Say how many lines include "this", with no words around the number.

**Record extracts**
— BEGIN —

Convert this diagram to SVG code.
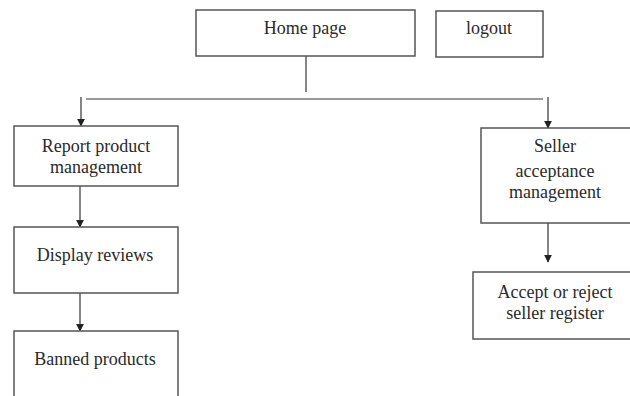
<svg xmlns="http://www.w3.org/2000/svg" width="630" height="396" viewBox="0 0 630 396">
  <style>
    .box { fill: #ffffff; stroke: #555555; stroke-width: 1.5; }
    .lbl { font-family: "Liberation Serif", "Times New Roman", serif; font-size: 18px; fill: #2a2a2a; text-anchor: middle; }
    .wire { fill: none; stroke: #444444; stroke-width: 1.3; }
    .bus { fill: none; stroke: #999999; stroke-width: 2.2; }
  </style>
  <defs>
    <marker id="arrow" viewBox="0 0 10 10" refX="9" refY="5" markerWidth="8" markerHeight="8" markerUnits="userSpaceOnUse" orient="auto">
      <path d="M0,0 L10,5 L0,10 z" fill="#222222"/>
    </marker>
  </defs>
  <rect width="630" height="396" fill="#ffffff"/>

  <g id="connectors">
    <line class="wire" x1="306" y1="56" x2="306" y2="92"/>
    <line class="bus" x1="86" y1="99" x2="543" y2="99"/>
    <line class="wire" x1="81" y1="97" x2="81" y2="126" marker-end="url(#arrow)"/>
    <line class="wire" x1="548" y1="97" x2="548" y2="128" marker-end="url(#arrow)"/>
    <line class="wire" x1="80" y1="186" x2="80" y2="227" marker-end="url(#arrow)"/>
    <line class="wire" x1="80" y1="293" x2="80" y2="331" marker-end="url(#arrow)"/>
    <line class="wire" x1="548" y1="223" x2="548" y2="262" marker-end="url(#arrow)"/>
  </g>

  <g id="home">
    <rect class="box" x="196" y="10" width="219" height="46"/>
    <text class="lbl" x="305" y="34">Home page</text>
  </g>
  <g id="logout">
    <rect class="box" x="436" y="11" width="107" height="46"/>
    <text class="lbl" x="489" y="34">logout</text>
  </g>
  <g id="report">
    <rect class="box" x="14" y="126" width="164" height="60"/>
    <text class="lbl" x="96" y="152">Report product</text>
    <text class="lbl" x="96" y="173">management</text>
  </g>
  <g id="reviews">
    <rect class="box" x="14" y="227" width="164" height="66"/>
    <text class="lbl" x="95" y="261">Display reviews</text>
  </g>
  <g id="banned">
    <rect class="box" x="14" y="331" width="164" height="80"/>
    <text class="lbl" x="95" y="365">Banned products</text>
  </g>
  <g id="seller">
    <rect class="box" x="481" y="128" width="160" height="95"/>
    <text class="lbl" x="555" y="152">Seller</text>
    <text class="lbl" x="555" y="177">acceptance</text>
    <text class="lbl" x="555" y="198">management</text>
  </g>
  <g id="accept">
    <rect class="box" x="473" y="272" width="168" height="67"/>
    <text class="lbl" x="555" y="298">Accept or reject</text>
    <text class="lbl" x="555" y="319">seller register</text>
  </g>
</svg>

— END —
— BEGIN —

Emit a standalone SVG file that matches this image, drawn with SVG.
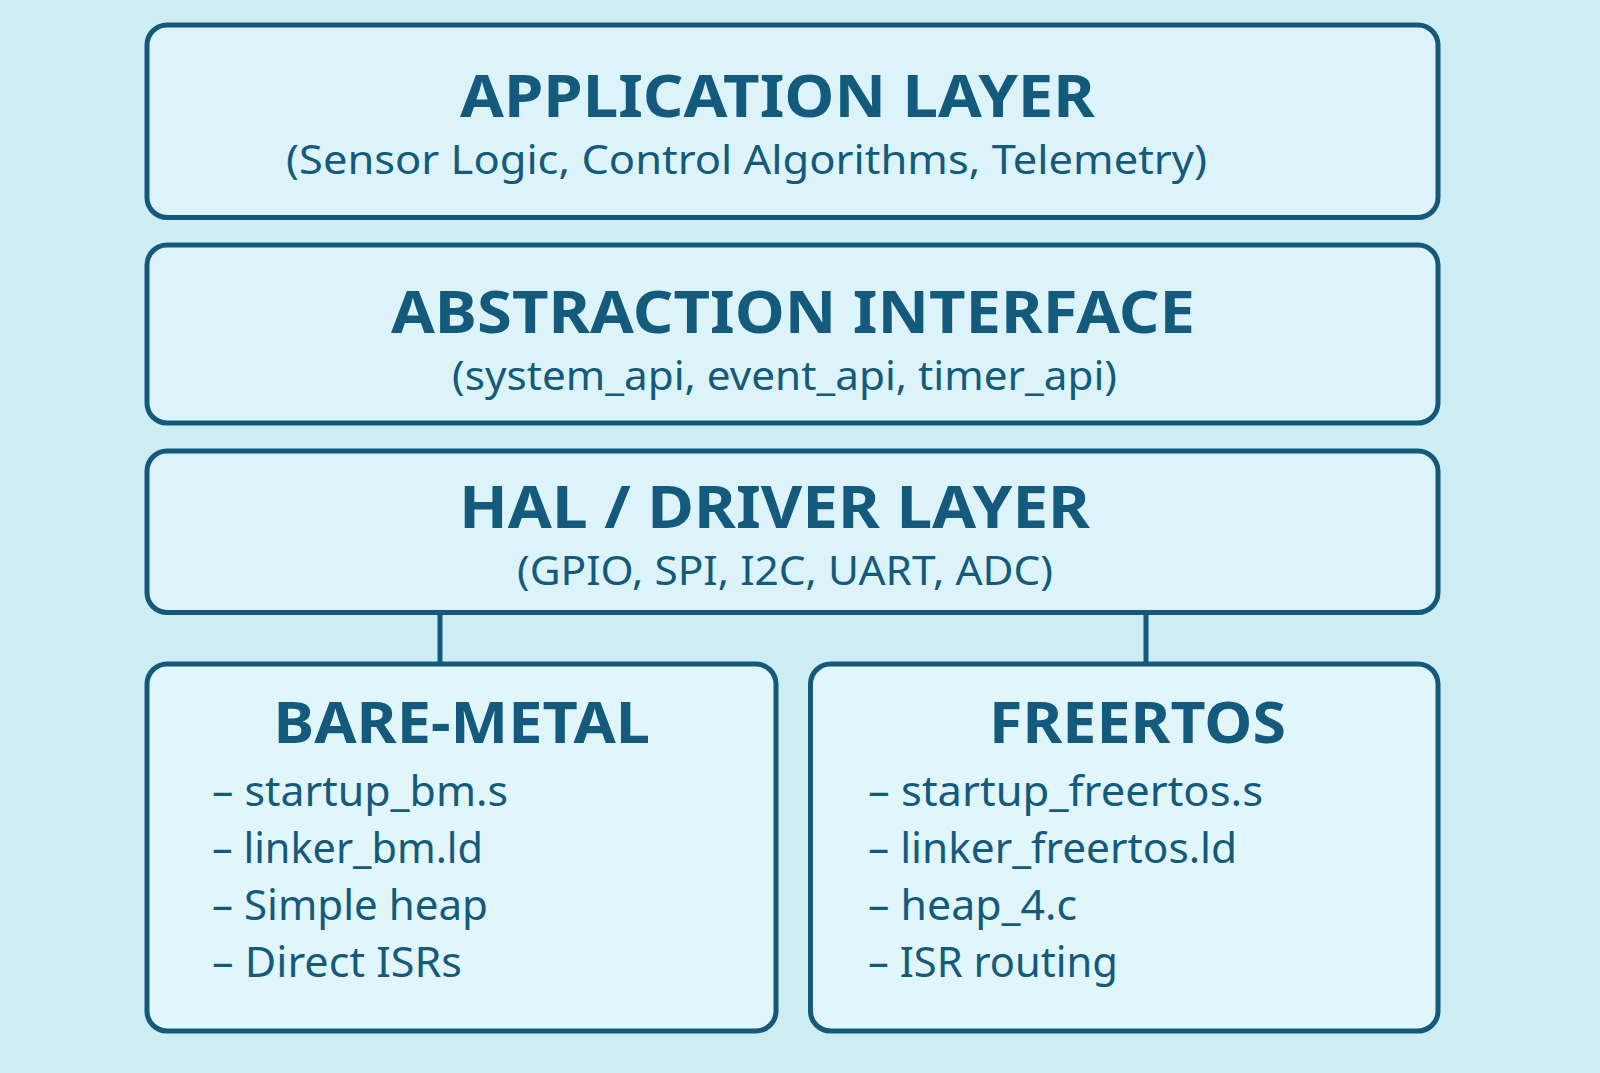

— END —

**Exercise response**
2